### Source material:

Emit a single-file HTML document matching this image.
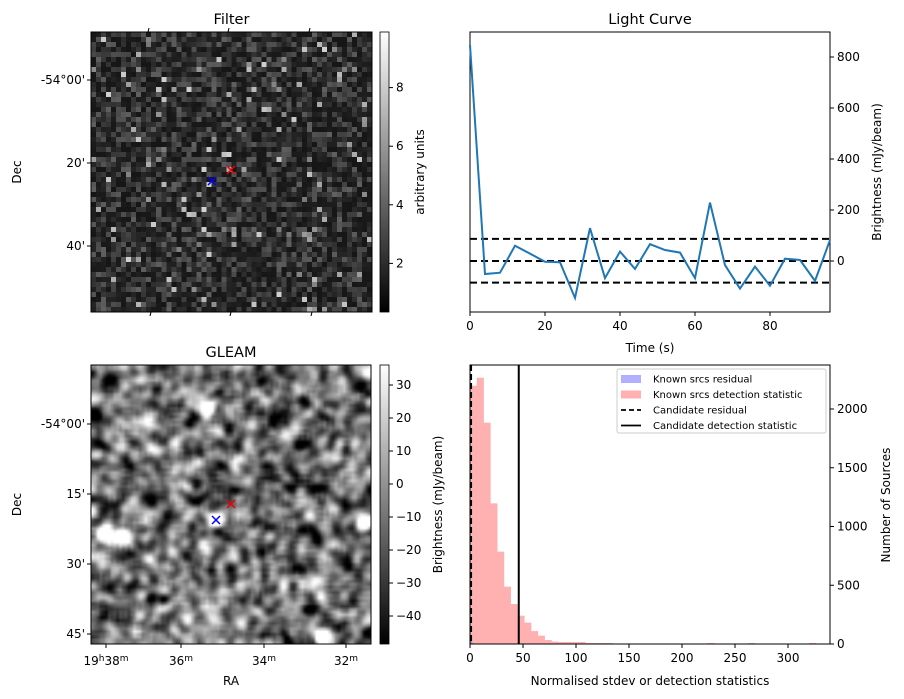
<!DOCTYPE html>
<html><head><meta charset="utf-8"><style>
body{margin:0;background:#fff;width:904px;height:699px;overflow:hidden;font-family:"Liberation Sans","DejaVu Sans",sans-serif}
svg text{font-family:"DejaVu Sans","Liberation Sans",sans-serif;font-size:12px;fill:#000}
canvas{position:absolute}
</style></head><body>
<canvas id="filt" width="56" height="56" style="left:91px;top:32px;width:281px;height:280px;image-rendering:pixelated"></canvas>
<canvas id="gleam" width="280" height="279" style="left:91px;top:365px;width:280px;height:279px"></canvas>
<svg id="s" width="904" height="699" style="position:absolute;left:0;top:0">
<defs>
<linearGradient id="gray" x1="0" y1="1" x2="0" y2="0"><stop offset="0" stop-color="#000"/><stop offset="1" stop-color="#fff"/></linearGradient>
</defs>
<g id="g"></g>
</svg>
<script>
// Light curve data
const lcTimes=[0,4,8,12,16,20,24,28,32,36,40,44,48,52,56,60,64,68,72,76,80,84,88,92,96];
const lcValues=[847,-51,-46,60,29,-3,-5,-145,129,-67,37,-31,66,43,33,-67,229,-16,-108,-22,-97,9,4,-78,82];
const lcThresholds=[87,0,-85];
const lcYTicks=[0,200,400,600,800];
const lcXTicks=[0,20,40,60,80];
// Histogram data
const histBinWidth=6.4;
const histCounts=[2198,2266,1884,1197,786,488,340,241,182,110,71,34,21,17,17,17,17,8,8,8,8,4,4,4,4,0,0,0,0,0,0,0,0,0,0,8,0,0,0,0,0,8,0,0,0,0,0,0,0,0,8];
const histResidCounts=[30,10];
const candResidual=1;
const candDetection=46;
const histYTicks=[0,500,1000,1500,2000];
const histXTicks=[0,50,100,150,200,250,300];

const NS='http://www.w3.org/2000/svg';
const G=document.getElementById('g');
function el(tag,attrs,parent,name,inter){const e=document.createElementNS(NS,tag);for(const k in attrs)e.setAttribute(k,attrs[k]);(parent||G).appendChild(e);


return e;}
function txt(x,y,s,anchor,name,extra){const t=el('text',Object.assign({x:x,y:y,'text-anchor':anchor||'middle'},extra||{}),G,name);t.textContent=s;return t;}

// ---------- Light curve ----------
const lx0=470,lx1=830,ly0=32,ly1=312;
const lxs=t=>lx0+(t-0)*(lx1-lx0)/96;
const lys=v=>261-v*0.255;
el('rect',{x:lx0,y:ly0,width:lx1-lx0,height:ly1-ly0,fill:'none',stroke:'#000','stroke-width':1},G,'lightcurve-frame');
lcThresholds.forEach((v,i)=>el('line',{x1:lx0,x2:lx1,y1:lys(v),y2:lys(v),stroke:'#000','stroke-width':2,'stroke-dasharray':'7,4'},G,'threshold-line-'+i));
let d=lcTimes.map((t,i)=>(i?'L':'M')+lxs(t)+','+lys(lcValues[i])).join('');
el('path',{d:d,fill:'none',stroke:'#1f77b4','stroke-width':2},G,'light-curve-line');
lcXTicks.forEach(t=>{el('line',{x1:lxs(t),x2:lxs(t),y1:ly1,y2:ly1+4,stroke:'#000'},G,'x-tick');txt(lxs(t),ly1+18,String(t),'middle','x-tick-label');});
lcYTicks.forEach(v=>{el('line',{x1:lx1,x2:lx1+4,y1:lys(v),y2:lys(v),stroke:'#000'},G,'y-tick');txt(lx1+7,lys(v)+4,String(v),'start','y-tick-label');});
txt(650,24,'Light Curve','middle','lightcurve-title',{style:'font-size:14.5px'});
txt(650,352,'Time (s)','middle','lightcurve-x-title');
txt(0,0,'Brightness (mJy/beam)','middle','lightcurve-y-title',{transform:'translate(881,172) rotate(-90)'});

// ---------- Histogram ----------
const hx0=470,hx1=830,hy0=365,hy1=644;
const hxs=v=>hx0+v*1.06;
const hys=c=>644-c*0.1175;
histCounts.forEach((c,i)=>{if(c>0)el('rect',{x:hxs(i*histBinWidth),y:hys(c),width:histBinWidth*1.06+0.3,height:644-hys(c),fill:'#ffb0b0'},G,'hist-bar-detection');});
histResidCounts.forEach((c,i)=>el('rect',{x:hxs(i*1.5),y:hys(c),width:1.6,height:644-hys(c),fill:'#9b7fc0'},G,'hist-bar-residual'));
el('line',{x1:hxs(candResidual),x2:hxs(candResidual),y1:hy0,y2:hy1,stroke:'#000','stroke-width':2,'stroke-dasharray':'6,3'},G,'candidate-residual-line');
el('line',{x1:hxs(candDetection),x2:hxs(candDetection),y1:hy0,y2:hy1,stroke:'#000','stroke-width':2},G,'candidate-detection-line');
el('rect',{x:hx0,y:hy0,width:hx1-hx0,height:hy1-hy0,fill:'none',stroke:'#000'},G,'histogram-frame');
histXTicks.forEach(v=>{el('line',{x1:hxs(v),x2:hxs(v),y1:hy1,y2:hy1+4,stroke:'#000'},G,'x-tick');txt(hxs(v),hy1+18,String(v),'middle','x-tick-label');});
histYTicks.forEach(v=>{el('line',{x1:hx1,x2:hx1+4,y1:hys(v),y2:hys(v),stroke:'#000'},G,'y-tick');txt(hx1+7,hys(v)+4,String(v),'start','y-tick-label');});
txt(650,685,'Normalised stdev or detection statistics','middle','histogram-x-title');
txt(0,0,'Number of Sources','middle','histogram-y-title',{transform:'translate(890,505) rotate(-90)'});
// legend
const lg=el('g',{},G,'legend');
el('rect',{x:617,y:369,width:209,height:64,fill:'#fff',stroke:'#ccc',rx:2},lg,'legend-box');
const items=[['Known srcs residual','rect','#b0b0ff'],['Known srcs detection statistic','rect','#ffb0b0'],['Candidate residual','dash'],['Candidate detection statistic','line']];
items.forEach((it,i)=>{const y=379+i*15.5;
 if(it[1]==='rect')el('rect',{x:621,y:y-4,width:20,height:8,fill:it[2]},lg,'legend-swatch');
 else el('line',{x1:621,x2:641,y1:y,y2:y,stroke:'#000','stroke-width':1.8,'stroke-dasharray':it[1]==='dash'?'5,3':'none'},lg,'legend-swatch');
 const t=el('text',{x:653,y:y+3.5,style:'font-size:10px'},lg,'legend-entry');t.textContent=it[0];});

// ---------- Image axes ----------
function imgAxes(x0,y0,x1,y1,title,yl,yt,cbTicks,cbLabel,cbMap,pre){
 el('rect',{x:x0,y:y0,width:x1-x0,height:y1-y0,fill:'none',stroke:'#000'},G,pre+'-frame');
 txt((x0+x1)/2,y0-8,title,'middle',pre+'-title',{style:'font-size:14.5px'});
 yt.forEach((y,i)=>{el('line',{x1:x0-4,x2:x0,y1:y,y2:y,stroke:'#000'},G,pre+'-y-tick');txt(x0-6,y+4,yl[i],'end',pre+'-y-tick-label');});
 txt(0,0,'Dec','middle',pre+'-y-title',{transform:'translate(21,'+((y0+y1)/2)+') rotate(-90)'});
 el('rect',{x:380,y:y0,width:9,height:y1-y0,fill:'url(#gray)',stroke:'#000','stroke-width':0.8},G,pre+'-colorbar');
 cbTicks.forEach(v=>{const y=cbMap(v);el('line',{x1:389,x2:393,y1:y,y2:y,stroke:'#000'},G,pre+'-cb-tick');txt(396,y+4,String(v).replace('-','\u2212'),'start',pre+'-cb-tick-label');});
 txt(0,0,cbLabel,'middle',pre+'-cb-title',{transform:'translate('+(pre==='filter'?424:442)+','+((y0+y1)/2)+') rotate(-90)'});
}
imgAxes(91,32,372,312,'Filter',['-54°00\'','20\'','40\''],[80,163,246],[2,4,6,8],'arbitrary units',v=>322-v*29.3,'filter');
[148,228,309].forEach(x=>{el('line',{x1:x,x2:x+1,y1:32,y2:28,stroke:'#000'},G,'filter-top-tick');el('line',{x1:x+3,x2:x+2,y1:312,y2:316,stroke:'#000'},G,'filter-bottom-tick');});
imgAxes(91,365,371,644,'GLEAM',['-54°00\'','15\'','30\'','45\''],[424,494,564,634],[30,20,10,0,-10,-20,-30,-40],'Brightness (mJy/beam)',v=>484-v*3.3,'gleam');
[[106,'19h38m'],[181,'36m'],[264,'34m'],[346,'32m']].forEach(([x,s])=>{el('line',{x1:x,x2:x,y1:644,y2:648,stroke:'#000'},G,'ra-tick');});
txt(106,665,'19','middle','ra-tick-label').innerHTML='19<tspan dy="-4" style="font-size:9px">h</tspan><tspan dy="4">38</tspan><tspan dy="-4" style="font-size:9px">m</tspan>';
[[181,'36'],[264,'34'],[346,'32']].forEach(([x,s])=>{txt(x,665,'','middle','ra-tick-label').innerHTML=s+'<tspan dy="-4" style="font-size:9px">m</tspan>';});
txt(231,685,'RA','middle','ra-axis-title');
// markers
function xm(x,y,c,n){el('path',{d:`M${x-4},${y-4}L${x+4},${y+4}M${x-4},${y+4}L${x+4},${y-4}`,stroke:c,'stroke-width':1.5},G,n);}
xm(231,170,'#e00','filter-candidate-marker');xm(212,181,'#00f','filter-source-marker');
xm(231,504,'#e00','gleam-candidate-marker');xm(216,520,'#00f','gleam-source-marker');

// ---------- image textures ----------
let seed=7;function rnd(){seed=(seed*16807)%2147483647;return seed/2147483647;}
(function(){const c=document.getElementById('filt').getContext('2d');const im=c.createImageData(56,56);
 for(let i=0;i<56*56;i++){let r=rnd();let v=22+r*r*75; if(rnd()<0.035)v=120+rnd()*90;
  im.data[i*4]=im.data[i*4+1]=im.data[i*4+2]=v;im.data[i*4+3]=255;}
 [[27,27]].forEach(([x,y])=>{const k=(y*56+x)*4;im.data[k]=im.data[k+1]=im.data[k+2]=170;});
 c.putImageData(im,0,0);})();
(function(){const N=100;let a=[];for(let i=0;i<N*N;i++)a.push(rnd()-0.5);
 function blur(a){const b=new Array(N*N).fill(0);for(let y=0;y<N;y++)for(let x=0;x<N;x++){let s=0,n=0;for(let dy=-1;dy<=1;dy++)for(let dx=-1;dx<=1;dx++){const xx=x+dx,yy=y+dy;if(xx>=0&&yy>=0&&xx<N&&yy<N){s+=a[yy*N+xx];n++;}}b[y*N+x]=s/n;}return b;}
 a=blur(blur(a));
 const blobs=[[41,15],[4,60],[11,61],[97,56],[82,97],[44,55]];
 blobs.forEach(([bx,by])=>{for(let y=0;y<N;y++)for(let x=0;x<N;x++){const d2=(x-bx)**2+(y-by)**2;a[y*N+x]+=0.5*Math.exp(-d2/6);}});
 const sm=document.createElement('canvas');sm.width=N;sm.height=N;const sc=sm.getContext('2d');const im=sc.createImageData(N,N);
 for(let i=0;i<N*N;i++){let v=115+a[i]*750;v=Math.max(0,Math.min(255,v));im.data[i*4]=im.data[i*4+1]=im.data[i*4+2]=v;im.data[i*4+3]=255;}
 sc.putImageData(im,0,0);const c=document.getElementById('gleam').getContext('2d');c.imageSmoothingEnabled=true;c.drawImage(sm,0,0,280,279);})();
</script>
</body></html>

### Brief:
Look through the material and copy each line that has "document".

### Answer to this task:
Emit a single-file HTML document matching this image.
const G=document.getElementById('g');
function el(tag,attrs,parent,name,inter){const e=document.createElementNS(NS,tag);for(const k in attrs)e.setAttribute(k,attrs[k]);(parent||G).appendChild(e);
(function(){const c=document.getElementById('filt').getContext('2d');const im=c.createImageData(56,56);
 const sm=document.createElement('canvas');sm.width=N;sm.height=N;const sc=sm.getContext('2d');const im=sc.createImageData(N,N);
 sc.putImageData(im,0,0);const c=document.getElementById('gleam').getContext('2d');c.imageSmoothingEnabled=true;c.drawImage(sm,0,0,280,279);})();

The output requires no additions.